=== Set problem ===
Only the lines from the one containing "Emit a web page" through the one containing "var yTicks = [41700, 41800, 41900, 42000, 42100, 42200];" should be duplicated, exactly as they appear. Pictures are to be left out.

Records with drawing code
====

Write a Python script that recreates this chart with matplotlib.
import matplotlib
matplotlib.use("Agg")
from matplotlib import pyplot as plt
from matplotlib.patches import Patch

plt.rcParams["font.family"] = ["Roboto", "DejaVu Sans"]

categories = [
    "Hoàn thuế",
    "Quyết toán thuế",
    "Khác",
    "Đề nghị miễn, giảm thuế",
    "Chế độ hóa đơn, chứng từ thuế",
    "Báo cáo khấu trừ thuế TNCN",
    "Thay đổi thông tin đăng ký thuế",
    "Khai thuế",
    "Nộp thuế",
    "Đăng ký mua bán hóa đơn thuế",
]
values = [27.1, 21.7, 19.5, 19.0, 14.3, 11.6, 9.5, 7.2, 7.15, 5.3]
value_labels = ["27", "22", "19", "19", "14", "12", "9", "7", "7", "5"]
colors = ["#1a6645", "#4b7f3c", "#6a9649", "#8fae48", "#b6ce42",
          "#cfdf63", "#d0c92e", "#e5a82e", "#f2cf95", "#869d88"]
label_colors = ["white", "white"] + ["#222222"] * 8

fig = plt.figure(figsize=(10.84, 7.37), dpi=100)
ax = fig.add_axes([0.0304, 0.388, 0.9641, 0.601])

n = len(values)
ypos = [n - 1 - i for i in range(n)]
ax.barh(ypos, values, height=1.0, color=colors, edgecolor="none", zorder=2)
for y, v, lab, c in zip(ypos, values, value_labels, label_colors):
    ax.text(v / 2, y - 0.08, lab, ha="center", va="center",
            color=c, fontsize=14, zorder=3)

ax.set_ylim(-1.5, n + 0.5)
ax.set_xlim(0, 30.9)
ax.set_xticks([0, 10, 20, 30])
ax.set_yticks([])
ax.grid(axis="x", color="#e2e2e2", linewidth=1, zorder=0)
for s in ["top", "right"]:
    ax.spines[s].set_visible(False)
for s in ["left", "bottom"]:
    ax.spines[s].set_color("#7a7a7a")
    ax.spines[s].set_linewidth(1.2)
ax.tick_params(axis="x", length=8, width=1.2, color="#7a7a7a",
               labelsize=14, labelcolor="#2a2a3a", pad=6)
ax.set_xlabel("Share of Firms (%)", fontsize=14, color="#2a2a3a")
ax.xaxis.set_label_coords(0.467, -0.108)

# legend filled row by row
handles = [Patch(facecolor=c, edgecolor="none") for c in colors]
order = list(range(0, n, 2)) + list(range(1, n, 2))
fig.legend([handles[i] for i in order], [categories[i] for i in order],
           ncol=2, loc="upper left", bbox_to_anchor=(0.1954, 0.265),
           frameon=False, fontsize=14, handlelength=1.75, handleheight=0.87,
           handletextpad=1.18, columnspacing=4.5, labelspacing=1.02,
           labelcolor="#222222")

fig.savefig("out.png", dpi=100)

====

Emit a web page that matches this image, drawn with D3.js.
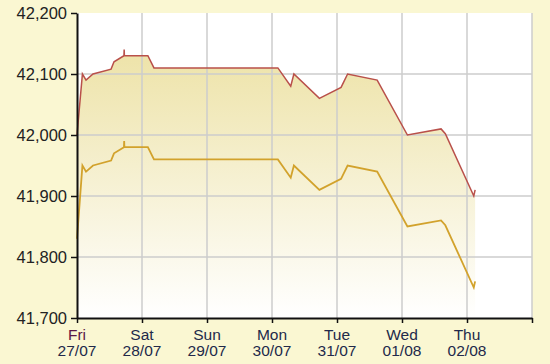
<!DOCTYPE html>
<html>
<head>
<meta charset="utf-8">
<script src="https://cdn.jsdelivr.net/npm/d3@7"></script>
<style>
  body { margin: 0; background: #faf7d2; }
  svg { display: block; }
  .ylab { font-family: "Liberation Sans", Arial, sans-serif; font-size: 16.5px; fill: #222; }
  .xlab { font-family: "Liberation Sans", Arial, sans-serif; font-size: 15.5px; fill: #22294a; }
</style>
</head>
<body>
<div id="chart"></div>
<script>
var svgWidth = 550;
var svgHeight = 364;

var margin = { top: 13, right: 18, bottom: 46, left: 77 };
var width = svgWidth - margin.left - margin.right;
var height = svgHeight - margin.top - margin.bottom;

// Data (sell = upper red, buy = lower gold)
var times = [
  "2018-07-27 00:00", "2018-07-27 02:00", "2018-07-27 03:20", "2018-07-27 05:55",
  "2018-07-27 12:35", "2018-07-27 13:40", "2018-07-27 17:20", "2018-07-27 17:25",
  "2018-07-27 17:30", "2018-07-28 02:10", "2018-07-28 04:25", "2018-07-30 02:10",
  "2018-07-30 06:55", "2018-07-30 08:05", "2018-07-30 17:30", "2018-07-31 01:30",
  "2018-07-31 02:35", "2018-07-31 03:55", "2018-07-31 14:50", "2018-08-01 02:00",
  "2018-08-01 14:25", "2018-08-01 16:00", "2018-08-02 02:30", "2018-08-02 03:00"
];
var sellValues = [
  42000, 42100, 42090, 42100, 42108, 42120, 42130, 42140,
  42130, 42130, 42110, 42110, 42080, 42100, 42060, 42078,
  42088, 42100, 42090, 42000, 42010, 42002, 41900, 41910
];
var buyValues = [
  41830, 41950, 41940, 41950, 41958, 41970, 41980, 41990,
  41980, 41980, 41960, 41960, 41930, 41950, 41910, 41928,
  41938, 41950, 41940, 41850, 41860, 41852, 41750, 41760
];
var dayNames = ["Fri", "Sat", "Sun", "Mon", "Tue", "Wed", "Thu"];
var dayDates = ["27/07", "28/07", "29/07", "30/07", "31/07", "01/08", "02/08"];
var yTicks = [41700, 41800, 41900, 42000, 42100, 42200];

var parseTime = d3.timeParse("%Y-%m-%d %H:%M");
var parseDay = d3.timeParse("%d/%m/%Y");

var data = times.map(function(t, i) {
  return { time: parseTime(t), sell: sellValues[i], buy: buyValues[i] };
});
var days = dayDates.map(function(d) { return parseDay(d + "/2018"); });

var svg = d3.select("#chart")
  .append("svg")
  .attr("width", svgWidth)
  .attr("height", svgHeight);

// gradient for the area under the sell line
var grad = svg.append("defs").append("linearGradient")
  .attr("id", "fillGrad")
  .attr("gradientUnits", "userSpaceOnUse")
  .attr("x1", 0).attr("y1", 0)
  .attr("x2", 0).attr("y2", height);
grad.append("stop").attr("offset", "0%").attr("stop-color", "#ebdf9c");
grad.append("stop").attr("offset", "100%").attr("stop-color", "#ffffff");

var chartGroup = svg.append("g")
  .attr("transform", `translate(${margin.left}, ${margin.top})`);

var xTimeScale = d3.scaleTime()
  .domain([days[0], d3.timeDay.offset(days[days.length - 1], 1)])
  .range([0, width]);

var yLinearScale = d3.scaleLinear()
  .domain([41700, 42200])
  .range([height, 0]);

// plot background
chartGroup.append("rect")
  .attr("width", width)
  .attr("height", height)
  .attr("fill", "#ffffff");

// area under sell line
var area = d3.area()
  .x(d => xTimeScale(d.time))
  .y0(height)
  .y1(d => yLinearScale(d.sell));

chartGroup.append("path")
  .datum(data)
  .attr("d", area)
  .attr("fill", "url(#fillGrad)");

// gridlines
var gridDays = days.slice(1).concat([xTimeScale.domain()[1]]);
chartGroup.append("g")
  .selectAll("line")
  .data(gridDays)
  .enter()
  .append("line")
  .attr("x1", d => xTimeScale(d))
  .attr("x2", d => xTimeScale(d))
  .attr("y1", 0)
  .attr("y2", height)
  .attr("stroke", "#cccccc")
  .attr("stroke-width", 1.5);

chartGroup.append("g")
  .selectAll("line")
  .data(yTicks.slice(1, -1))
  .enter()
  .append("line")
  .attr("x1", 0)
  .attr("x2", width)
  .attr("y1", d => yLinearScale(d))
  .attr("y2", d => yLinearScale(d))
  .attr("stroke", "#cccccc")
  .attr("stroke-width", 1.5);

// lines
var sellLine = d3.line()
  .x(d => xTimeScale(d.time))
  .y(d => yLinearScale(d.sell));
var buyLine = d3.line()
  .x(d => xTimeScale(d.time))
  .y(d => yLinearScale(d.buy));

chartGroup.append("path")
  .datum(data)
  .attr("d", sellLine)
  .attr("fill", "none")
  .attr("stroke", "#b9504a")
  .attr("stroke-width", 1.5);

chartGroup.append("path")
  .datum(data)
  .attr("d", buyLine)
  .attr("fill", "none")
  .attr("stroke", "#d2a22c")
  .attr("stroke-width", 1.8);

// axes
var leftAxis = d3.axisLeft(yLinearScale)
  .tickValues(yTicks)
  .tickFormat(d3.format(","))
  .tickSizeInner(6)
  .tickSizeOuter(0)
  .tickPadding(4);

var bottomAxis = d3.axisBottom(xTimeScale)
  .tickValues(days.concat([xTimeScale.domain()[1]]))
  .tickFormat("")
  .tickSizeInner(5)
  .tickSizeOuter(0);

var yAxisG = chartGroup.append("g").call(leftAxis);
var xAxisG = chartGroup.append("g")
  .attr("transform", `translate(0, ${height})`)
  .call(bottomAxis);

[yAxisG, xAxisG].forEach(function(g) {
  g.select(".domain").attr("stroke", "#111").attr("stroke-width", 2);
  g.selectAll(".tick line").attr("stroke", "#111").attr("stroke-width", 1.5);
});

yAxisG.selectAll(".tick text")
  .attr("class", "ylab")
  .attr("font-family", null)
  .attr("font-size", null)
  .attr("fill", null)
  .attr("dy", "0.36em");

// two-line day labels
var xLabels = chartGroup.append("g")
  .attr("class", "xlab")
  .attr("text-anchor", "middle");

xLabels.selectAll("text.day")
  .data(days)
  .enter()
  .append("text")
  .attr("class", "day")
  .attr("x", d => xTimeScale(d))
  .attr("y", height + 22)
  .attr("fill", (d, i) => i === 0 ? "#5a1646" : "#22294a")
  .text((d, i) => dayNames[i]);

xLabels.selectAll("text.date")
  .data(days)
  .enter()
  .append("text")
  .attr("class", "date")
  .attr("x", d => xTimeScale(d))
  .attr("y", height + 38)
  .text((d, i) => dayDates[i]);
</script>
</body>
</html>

====

=== Task answer ===
Emit a web page that matches this image, drawn with D3.js.
<!DOCTYPE html>
<html>
<head>
<meta charset="utf-8">
<script src="https://cdn.jsdelivr.net/npm/d3@7"></script>
<style>
  body { margin: 0; background: #faf7d2; }
  svg { display: block; }
  .ylab { font-family: "Liberation Sans", Arial, sans-serif; font-size: 16.5px; fill: #222; }
  .xlab { font-family: "Liberation Sans", Arial, sans-serif; font-size: 15.5px; fill: #22294a; }
</style>
</head>
<body>
<div id="chart"></div>
<script>
var svgWidth = 550;
var svgHeight = 364;

var margin = { top: 13, right: 18, bottom: 46, left: 77 };
var width = svgWidth - margin.left - margin.right;
var height = svgHeight - margin.top - margin.bottom;

// Data (sell = upper red, buy = lower gold)
var times = [
  "2018-07-27 00:00", "2018-07-27 02:00", "2018-07-27 03:20", "2018-07-27 05:55",
  "2018-07-27 12:35", "2018-07-27 13:40", "2018-07-27 17:20", "2018-07-27 17:25",
  "2018-07-27 17:30", "2018-07-28 02:10", "2018-07-28 04:25", "2018-07-30 02:10",
  "2018-07-30 06:55", "2018-07-30 08:05", "2018-07-30 17:30", "2018-07-31 01:30",
  "2018-07-31 02:35", "2018-07-31 03:55", "2018-07-31 14:50", "2018-08-01 02:00",
  "2018-08-01 14:25", "2018-08-01 16:00", "2018-08-02 02:30", "2018-08-02 03:00"
];
var sellValues = [
  42000, 42100, 42090, 42100, 42108, 42120, 42130, 42140,
  42130, 42130, 42110, 42110, 42080, 42100, 42060, 42078,
  42088, 42100, 42090, 42000, 42010, 42002, 41900, 41910
];
var buyValues = [
  41830, 41950, 41940, 41950, 41958, 41970, 41980, 41990,
  41980, 41980, 41960, 41960, 41930, 41950, 41910, 41928,
  41938, 41950, 41940, 41850, 41860, 41852, 41750, 41760
];
var dayNames = ["Fri", "Sat", "Sun", "Mon", "Tue", "Wed", "Thu"];
var dayDates = ["27/07", "28/07", "29/07", "30/07", "31/07", "01/08", "02/08"];
var yTicks = [41700, 41800, 41900, 42000, 42100, 42200];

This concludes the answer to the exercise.